- Fiedler's contingency model
- The case of Hewlett Packard
- Conversational leadership in promoting organizational effectiveness
According to Fiedler's contingency theory, managers do not have a defined most effective strategy to lead organizations. On the contrast, a leadership strategy arises from different prevailing circumstances. This implies that the leadership strategy is contingent on the factors that influence the circumstances. For instance, in an organization where tasks are done on a repetitive basis, a moderately directive management strategy may lead to positive outcomes. However, in a dynamic situation, a rather elastic participative approach may be appropriate (Bolden & Dennison, 2003, p.8). My discussion will focus on the experience of Bob Veazie, a senior manufacturing manager at Hewlett Packard plant in Oregon.
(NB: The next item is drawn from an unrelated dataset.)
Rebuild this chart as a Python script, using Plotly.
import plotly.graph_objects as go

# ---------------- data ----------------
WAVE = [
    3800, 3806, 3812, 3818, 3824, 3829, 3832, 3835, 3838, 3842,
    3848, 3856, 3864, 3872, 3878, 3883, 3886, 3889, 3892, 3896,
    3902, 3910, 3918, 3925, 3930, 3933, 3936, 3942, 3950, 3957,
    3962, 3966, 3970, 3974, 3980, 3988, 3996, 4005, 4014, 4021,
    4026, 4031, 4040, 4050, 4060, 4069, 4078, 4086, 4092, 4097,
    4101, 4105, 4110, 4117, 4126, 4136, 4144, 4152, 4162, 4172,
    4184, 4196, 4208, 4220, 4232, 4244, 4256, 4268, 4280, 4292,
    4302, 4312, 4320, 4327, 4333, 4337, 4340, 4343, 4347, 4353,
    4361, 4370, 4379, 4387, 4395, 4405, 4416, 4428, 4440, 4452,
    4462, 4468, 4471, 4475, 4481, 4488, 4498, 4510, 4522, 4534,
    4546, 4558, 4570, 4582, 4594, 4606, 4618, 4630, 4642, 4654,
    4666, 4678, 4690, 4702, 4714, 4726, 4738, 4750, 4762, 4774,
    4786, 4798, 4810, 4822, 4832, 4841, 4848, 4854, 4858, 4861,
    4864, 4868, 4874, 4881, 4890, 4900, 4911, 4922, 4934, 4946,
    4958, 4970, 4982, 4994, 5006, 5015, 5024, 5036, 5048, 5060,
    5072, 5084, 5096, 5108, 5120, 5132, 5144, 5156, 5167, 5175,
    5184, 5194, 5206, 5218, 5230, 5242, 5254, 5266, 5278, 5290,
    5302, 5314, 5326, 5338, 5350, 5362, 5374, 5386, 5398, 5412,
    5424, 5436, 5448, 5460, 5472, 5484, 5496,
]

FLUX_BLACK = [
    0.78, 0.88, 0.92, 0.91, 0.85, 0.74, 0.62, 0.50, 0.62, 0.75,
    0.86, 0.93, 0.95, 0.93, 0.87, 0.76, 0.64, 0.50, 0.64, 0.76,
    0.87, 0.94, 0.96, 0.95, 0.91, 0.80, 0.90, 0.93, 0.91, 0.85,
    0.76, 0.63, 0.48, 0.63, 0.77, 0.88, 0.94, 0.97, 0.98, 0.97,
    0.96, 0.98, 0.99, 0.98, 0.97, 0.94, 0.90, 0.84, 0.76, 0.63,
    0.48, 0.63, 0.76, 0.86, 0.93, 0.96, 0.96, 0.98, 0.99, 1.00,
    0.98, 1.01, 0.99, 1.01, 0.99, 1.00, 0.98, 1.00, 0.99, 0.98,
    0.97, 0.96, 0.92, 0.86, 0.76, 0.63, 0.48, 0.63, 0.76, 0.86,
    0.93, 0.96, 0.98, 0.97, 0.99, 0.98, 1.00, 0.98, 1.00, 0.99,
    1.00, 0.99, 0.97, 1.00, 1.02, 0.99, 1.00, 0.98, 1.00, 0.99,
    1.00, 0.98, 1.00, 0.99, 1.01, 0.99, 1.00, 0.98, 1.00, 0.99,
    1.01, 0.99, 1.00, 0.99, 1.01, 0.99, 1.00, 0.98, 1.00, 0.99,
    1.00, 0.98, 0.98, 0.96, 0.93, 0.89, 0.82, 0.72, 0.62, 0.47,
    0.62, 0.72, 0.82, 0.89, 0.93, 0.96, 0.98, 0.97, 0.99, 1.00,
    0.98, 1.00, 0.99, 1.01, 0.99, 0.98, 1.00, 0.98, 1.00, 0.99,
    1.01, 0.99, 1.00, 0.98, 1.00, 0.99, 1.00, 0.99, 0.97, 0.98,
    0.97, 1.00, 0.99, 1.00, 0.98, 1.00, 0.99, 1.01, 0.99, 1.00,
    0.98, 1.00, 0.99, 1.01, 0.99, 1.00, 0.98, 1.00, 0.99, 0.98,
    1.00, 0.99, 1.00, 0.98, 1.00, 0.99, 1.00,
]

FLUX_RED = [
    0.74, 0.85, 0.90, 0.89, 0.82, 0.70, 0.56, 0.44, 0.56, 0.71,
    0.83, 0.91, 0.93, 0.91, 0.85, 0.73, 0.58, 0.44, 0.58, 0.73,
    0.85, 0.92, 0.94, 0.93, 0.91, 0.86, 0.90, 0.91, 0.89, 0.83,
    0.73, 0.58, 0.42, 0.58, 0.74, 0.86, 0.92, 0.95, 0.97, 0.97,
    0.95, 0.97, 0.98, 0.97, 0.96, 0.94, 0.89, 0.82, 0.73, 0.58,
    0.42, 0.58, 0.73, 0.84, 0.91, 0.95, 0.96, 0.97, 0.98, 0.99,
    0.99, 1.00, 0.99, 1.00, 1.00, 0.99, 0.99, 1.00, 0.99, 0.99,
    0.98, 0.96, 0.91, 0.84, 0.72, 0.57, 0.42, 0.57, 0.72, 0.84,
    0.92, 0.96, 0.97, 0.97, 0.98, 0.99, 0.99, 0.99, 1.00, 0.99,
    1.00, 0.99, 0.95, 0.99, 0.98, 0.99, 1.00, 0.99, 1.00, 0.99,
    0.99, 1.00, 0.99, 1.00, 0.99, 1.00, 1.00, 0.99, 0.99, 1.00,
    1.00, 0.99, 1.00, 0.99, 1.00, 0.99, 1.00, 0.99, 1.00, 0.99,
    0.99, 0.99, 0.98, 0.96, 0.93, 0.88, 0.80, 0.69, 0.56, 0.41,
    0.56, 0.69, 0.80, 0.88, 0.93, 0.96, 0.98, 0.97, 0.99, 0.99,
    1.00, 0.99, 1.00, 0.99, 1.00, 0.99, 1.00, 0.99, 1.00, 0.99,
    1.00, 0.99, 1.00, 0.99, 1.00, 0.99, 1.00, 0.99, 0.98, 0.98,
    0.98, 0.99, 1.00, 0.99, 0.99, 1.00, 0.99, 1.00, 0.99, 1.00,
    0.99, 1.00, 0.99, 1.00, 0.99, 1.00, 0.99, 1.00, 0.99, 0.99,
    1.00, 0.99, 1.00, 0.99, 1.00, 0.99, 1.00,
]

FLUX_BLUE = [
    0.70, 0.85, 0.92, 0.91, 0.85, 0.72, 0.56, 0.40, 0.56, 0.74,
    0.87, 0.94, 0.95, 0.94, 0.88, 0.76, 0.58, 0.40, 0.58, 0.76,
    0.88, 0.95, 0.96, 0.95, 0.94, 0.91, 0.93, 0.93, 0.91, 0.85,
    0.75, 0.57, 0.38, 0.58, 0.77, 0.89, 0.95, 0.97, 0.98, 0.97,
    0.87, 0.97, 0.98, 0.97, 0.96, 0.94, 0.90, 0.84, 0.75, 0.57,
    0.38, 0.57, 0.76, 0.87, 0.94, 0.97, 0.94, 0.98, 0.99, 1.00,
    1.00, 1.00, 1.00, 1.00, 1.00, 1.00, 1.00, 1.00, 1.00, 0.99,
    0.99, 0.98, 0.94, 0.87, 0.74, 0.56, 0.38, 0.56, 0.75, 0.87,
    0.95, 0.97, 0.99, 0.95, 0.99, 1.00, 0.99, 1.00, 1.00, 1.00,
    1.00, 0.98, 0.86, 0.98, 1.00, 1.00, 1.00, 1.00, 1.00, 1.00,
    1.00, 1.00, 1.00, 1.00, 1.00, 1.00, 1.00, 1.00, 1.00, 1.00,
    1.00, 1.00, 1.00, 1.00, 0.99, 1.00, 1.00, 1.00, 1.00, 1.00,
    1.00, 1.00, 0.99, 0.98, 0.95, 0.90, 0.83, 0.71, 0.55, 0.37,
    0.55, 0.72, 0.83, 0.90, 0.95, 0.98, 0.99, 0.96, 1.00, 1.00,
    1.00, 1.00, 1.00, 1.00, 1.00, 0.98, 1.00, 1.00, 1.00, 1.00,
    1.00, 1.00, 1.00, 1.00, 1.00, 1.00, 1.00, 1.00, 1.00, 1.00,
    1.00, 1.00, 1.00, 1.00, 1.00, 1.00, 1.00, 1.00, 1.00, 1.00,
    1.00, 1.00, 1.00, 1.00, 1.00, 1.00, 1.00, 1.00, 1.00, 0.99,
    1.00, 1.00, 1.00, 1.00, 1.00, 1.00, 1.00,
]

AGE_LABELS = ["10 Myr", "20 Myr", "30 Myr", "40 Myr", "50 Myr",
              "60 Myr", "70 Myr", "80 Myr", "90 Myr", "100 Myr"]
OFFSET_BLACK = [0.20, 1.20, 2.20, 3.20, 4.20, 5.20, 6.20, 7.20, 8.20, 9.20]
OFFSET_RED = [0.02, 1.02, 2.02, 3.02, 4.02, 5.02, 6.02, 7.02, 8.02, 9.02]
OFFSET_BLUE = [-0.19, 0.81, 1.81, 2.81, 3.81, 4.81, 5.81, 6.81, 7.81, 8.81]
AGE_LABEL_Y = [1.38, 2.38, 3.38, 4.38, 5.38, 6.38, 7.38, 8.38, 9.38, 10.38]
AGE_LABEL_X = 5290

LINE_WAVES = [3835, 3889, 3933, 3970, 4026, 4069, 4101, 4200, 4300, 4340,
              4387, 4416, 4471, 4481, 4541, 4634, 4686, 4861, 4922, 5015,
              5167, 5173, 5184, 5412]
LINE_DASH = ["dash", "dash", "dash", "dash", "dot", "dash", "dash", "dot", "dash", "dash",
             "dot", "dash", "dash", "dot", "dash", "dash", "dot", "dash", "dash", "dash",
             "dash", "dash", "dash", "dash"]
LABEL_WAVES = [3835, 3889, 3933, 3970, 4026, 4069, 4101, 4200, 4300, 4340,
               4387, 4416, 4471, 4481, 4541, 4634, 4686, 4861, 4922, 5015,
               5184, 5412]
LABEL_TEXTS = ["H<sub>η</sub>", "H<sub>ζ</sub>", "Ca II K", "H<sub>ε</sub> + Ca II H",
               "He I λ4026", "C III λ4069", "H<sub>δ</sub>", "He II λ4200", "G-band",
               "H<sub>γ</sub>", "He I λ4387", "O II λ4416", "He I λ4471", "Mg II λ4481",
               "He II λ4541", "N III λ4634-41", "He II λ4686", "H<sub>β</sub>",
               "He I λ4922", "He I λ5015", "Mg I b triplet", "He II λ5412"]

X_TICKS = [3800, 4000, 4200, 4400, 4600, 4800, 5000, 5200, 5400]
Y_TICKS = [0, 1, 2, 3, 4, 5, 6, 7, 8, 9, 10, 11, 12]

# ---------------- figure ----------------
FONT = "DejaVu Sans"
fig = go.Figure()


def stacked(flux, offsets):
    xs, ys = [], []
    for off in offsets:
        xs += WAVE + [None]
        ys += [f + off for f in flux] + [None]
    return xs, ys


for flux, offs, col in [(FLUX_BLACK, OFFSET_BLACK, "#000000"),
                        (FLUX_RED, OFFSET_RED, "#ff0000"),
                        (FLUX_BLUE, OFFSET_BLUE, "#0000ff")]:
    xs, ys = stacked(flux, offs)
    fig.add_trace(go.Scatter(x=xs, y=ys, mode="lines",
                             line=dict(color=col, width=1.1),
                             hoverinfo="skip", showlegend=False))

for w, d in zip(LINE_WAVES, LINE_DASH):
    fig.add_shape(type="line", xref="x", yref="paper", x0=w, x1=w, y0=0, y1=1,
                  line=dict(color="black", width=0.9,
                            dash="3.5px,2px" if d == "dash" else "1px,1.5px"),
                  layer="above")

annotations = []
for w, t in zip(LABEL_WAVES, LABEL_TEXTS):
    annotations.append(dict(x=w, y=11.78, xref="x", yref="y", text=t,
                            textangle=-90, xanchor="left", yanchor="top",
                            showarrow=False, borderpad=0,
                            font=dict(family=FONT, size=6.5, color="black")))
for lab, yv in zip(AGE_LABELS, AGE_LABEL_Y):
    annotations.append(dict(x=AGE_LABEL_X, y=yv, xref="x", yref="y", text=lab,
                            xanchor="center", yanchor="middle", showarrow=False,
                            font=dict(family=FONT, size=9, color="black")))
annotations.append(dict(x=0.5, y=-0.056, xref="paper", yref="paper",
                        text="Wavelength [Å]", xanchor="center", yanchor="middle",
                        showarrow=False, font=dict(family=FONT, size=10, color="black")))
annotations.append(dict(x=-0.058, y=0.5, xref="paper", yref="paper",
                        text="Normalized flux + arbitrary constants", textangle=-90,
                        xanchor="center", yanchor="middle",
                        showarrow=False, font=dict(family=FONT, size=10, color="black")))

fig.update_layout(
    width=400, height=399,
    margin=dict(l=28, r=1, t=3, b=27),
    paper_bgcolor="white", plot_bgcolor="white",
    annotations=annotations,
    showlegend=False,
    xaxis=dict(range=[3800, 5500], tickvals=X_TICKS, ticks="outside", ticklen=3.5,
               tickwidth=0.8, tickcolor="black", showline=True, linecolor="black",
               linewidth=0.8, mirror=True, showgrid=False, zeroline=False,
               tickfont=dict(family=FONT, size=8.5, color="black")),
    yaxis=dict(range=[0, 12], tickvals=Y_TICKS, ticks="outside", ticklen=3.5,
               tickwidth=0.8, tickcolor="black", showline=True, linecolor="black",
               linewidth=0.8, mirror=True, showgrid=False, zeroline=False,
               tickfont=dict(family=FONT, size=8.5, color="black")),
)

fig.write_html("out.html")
Bob experienced an uncomfortable epiphany during his first World Café discussion on self-organization systems. At the time, he was a senior manager at Hewlett Packard plant in Oregon. During the meeting, Bob learnt how joint intelligence of a group can turn out to be noticeable as individuals shift from one table to another thus developing new connection, knowledge and crafting action plans. Later, Bob was co-appointed to manage the corporation's safety program that entailed managing a workforce of over 45,000 in manufacturing plants all over the globe. On the nature of safety hazards and how to mitigate them; Bob decided to engage employees at every level of the organization in the environment where they usually assembled in discussions that are aimed at taping their own relations, experiences and knowledge in order to develop better ways to mitigate accidents rates. Bob and his team were able to gather valuable information from different plants they visited. The results were remarkable. For example, in Oregon, accident rates dropped from 6.1% to 1.1% while in Puerto Rico, it fell from 4.1% to 0.2%. In general, the accident rate recorded by the company decreased by 32%, and these levels were sustained in the plants where safety discussions continued to be held (Hurley & Brown, 2010, p.2).